İnsanlar, aynı seviye ve aynı karakterde olmayıp, kimileri çok sert ve kibirli, kimileri nefsinin heves ve arzularına yenik, kimileri cahil, kimileri ise her türlü insanlık özelliklerinden mahrum olabilmektedir. Dinimiz İslam’ın getirdiği ahlak ve edeple donatılmış olan Müslüman, kendisi ile barışık, ailesi ve içinde yaşadığı toplumun bireyleri ile iyi geçinir. Davranışları ve sözleri ile insanları incitmez, kendisine karşı yapılan yanlış hareketlere karşı anlayışlı davranır, komşuları ve diğer insanlarla hoş sohbetli, toplum içinde sevilir ve saygı görendir. Elinden geldiğince, karşılık beklemeksizin iyilik yapmaktan geri kalmaz, çevresine adeta huzur yansıtır. Kendisine karşı yapılan yanlış davranışları ise anlayışla karşılar, asla kin beslemez. Bu vasıfları üzerinde taşıyan inanan kullarını Allah, Kur’anda övmüş ve sevgisine layık olduğunu bildirmiştir.(Ali İmran, 134) İman ve İslam ahlakından nasibini alamayanlar ise bu müjdeden mahrum bırakılmışlardır.
Geçimsiz insan ise, bir yönüyle huysuz, aile içi ve çevresinde huzursuzluk kaynağıdır. İnsanların huzurunu kaçırma pahasına olur olmaz her şeye çatar, surat asar, tartışma çıkartır, bir radar gibi sürekli bir yerlerde hata arar, çevresindeki olumsuzlukları gördükçe daha da huysuzlaşır. Ona göre her şey mutsuz ve asabi davranmaları için bir bahane olabilir. Örneğin, trafikte sabredemeyip lüzumsuz kornaya basar, yolda yürürken kendilerine birisi yanlışlıkla kazaen de olsa çarpmaya görsün, o kişiyi sokağa çıktığına pişman eder. Evde bir eksik gördüğünde, eşinin kurtulma şansı yoktur, evde adeta terör havası estirir. Yönetici ve işveren olarak, maiyetindekilere asık suratlı sert ve kaba davranır, bazen ağzından çıkanı kulağı duymaz. Kısaca ele avuca gelecek hiçbir güzel hareketini olmaz, olsa da peşinden kırıp döker. İşte böyle kişiler hakkında net ve açık olarak Sevgili Peygamberimiz, şöyle buyuruyor: “Başkalarıyla güzel geçinmeyen ve kendisiyle geçinilemeyen kimsede hayır yoktur.”(Müsned) Görüldüğü gibi, geçimsiz kimseden ne kendisi, ne aile efradı ve ne de içinde bulunduğu topluma bir hayrı olamaz.

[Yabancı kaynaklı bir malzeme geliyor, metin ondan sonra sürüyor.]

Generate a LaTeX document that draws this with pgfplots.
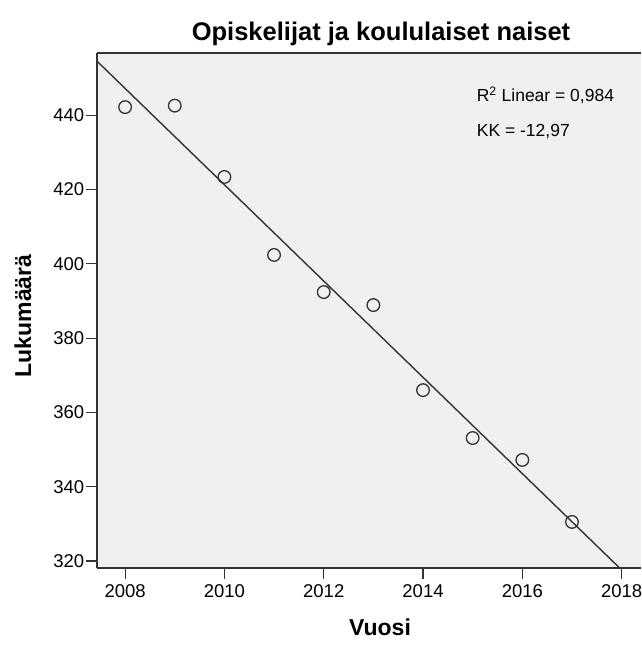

Çevremizde, aile içinde, tüm Kamu ve iş çevrelerinde geçimsiz, asabi, kaba, sözünün nereye gittiğini hesap edemeyen nice kişilerle karşılaşıldığı biliniyor. Buna rağmen dinimiz, bu karakter de olanların, davranışlarının altında yatan nedenleri görmeyi, ona sevgiyle yaklaşmayı tavsiye etmektedir. Böyle hasta ruhlu kişiler, bizim anlayışlı yaklaşımımızdan etkilenir, kendisini bu hale getiren nedenleri önümüze serebilir. Bu durumda Ona güzel bir üslupla insanlarla iyi geçinmenin yolları anlatılarak, derdiyle ortak olunabilir, hiç yoktan bir dost kazanmış olabiliriz. Unutulmamalıdır ki, Müslüman’ın görevi dışlamak değil, bu duruma düşen kardeşimizi kurtuluşuna vesile olmaktır. Çünkü böyle insanlar aynaya bakıp huy ve karakterlerini dışarıdan göremediklerinden, merhamet edilmeye ihtiyaçlsrı vardır. İnsan kendi hatalarını başkasının gözüyle bir görebilse, düzelme yolunda ilk adımı zaten kendisi atacaktır.
Özetle ifade edersek, Müslüman Sevgili Peygamberimizin, “Müslüman, mülayim- kolay geçimli, yumuşak huylu, insanlara yakın olan ve onlara kolaylık gösterendir,”(Tirmizi)uyarısını dikkate alarak, önce kendi yaşamımıza bakalım, ailemiz, çevremiz ve komşularımızla olan ilişkilerimizi gözden geçirelim. Acaba ben geçimli birimiyim, yoksa geçimsiz mi birimiyim? Sonrasında ise insanlara örnek olmaya çalışalım! Allah’a emanet olunuz.